WHAT IS EXPECTED:
Retype word for word the first line of the listing and each line after it up to the line with "quarters = pd.period_range('1993Q1', '2017Q1', freq='Q')", with the pictures taken out.

STORED DATA:

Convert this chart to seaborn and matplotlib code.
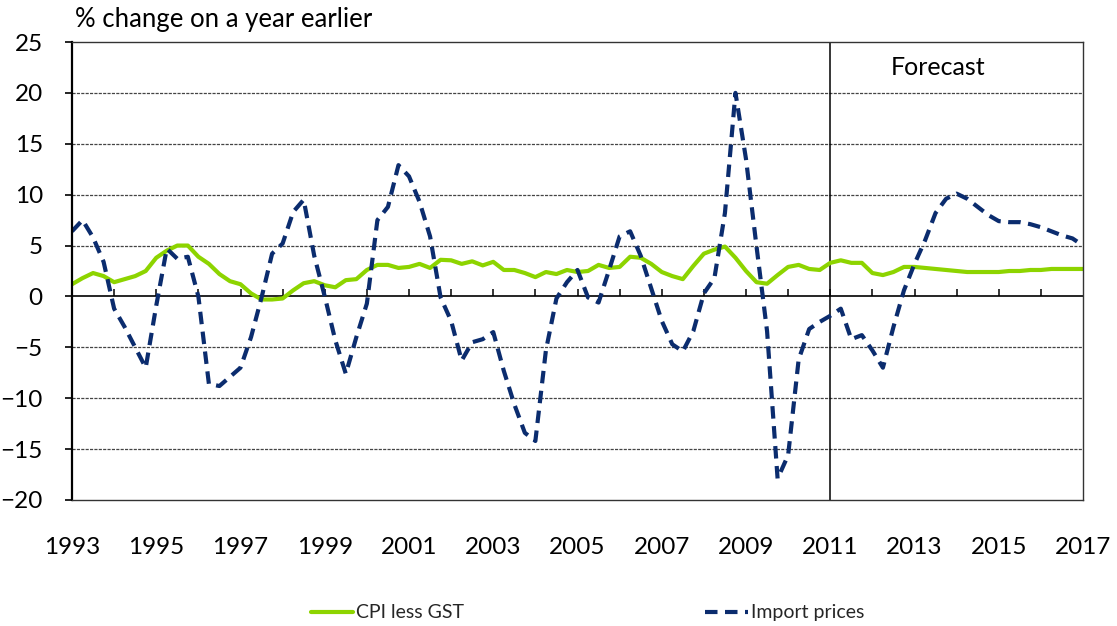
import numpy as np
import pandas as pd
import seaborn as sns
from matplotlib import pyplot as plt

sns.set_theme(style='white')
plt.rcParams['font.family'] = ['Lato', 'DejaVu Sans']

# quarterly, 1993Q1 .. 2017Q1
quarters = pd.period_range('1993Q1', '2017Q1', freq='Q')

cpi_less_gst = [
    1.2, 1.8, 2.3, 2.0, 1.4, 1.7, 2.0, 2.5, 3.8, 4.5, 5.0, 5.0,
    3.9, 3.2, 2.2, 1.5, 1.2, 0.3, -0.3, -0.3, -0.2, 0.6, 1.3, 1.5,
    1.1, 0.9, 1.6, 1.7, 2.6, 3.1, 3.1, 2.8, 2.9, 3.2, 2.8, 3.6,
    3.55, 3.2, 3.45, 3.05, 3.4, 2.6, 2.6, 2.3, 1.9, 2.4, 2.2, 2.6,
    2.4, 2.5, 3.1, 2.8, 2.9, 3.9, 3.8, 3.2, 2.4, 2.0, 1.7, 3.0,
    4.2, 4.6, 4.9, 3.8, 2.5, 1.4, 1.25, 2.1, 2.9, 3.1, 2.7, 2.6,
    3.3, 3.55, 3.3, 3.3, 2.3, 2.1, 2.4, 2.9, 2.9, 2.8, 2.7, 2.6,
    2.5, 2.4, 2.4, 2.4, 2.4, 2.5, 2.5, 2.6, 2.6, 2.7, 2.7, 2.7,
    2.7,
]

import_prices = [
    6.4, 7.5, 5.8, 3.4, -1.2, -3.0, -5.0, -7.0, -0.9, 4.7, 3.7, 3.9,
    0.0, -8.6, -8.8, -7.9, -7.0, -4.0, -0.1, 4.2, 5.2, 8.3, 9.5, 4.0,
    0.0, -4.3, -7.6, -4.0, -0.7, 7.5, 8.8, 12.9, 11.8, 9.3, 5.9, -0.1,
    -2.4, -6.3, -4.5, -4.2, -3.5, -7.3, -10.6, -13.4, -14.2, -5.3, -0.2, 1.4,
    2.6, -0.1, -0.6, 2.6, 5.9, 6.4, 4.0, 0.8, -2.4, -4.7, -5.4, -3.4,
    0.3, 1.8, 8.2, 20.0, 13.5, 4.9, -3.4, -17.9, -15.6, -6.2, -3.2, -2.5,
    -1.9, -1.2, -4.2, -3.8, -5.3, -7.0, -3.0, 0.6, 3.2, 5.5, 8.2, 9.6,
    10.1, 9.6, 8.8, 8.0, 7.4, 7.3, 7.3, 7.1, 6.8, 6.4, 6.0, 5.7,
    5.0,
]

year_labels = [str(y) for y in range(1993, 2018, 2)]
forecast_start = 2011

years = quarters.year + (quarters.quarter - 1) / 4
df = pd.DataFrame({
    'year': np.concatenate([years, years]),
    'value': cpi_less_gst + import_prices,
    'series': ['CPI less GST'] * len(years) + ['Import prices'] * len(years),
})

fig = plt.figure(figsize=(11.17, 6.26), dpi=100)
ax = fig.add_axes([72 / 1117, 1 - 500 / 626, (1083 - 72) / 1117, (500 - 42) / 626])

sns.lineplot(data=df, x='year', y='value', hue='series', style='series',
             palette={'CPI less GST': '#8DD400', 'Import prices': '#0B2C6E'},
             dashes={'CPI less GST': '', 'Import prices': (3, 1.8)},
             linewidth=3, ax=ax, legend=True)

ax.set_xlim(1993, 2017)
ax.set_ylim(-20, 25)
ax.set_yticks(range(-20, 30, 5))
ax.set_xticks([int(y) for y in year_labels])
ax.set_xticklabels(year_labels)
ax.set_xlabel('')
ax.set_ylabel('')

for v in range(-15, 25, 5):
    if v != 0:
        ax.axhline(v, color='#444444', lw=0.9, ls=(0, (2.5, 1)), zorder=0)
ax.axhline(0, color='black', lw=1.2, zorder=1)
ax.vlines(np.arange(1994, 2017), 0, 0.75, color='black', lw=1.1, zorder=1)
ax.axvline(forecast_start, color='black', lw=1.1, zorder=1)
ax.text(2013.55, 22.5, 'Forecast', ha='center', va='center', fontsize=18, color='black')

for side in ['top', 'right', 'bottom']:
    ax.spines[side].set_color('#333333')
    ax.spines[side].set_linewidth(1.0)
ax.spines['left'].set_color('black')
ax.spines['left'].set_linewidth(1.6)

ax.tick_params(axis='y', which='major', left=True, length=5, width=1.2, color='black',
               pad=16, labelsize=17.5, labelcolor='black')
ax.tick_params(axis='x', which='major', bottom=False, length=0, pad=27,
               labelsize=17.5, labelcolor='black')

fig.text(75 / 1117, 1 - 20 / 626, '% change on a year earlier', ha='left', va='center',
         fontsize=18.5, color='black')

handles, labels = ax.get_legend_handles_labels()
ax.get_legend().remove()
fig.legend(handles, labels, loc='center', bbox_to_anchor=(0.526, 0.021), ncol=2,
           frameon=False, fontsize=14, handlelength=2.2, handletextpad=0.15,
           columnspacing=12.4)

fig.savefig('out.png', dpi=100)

IN RESPONSE:
Convert this chart to seaborn and matplotlib code.
import numpy as np
import pandas as pd
import seaborn as sns
from matplotlib import pyplot as plt

sns.set_theme(style='white')
plt.rcParams['font.family'] = ['Lato', 'DejaVu Sans']

# quarterly, 1993Q1 .. 2017Q1
quarters = pd.period_range('1993Q1', '2017Q1', freq='Q')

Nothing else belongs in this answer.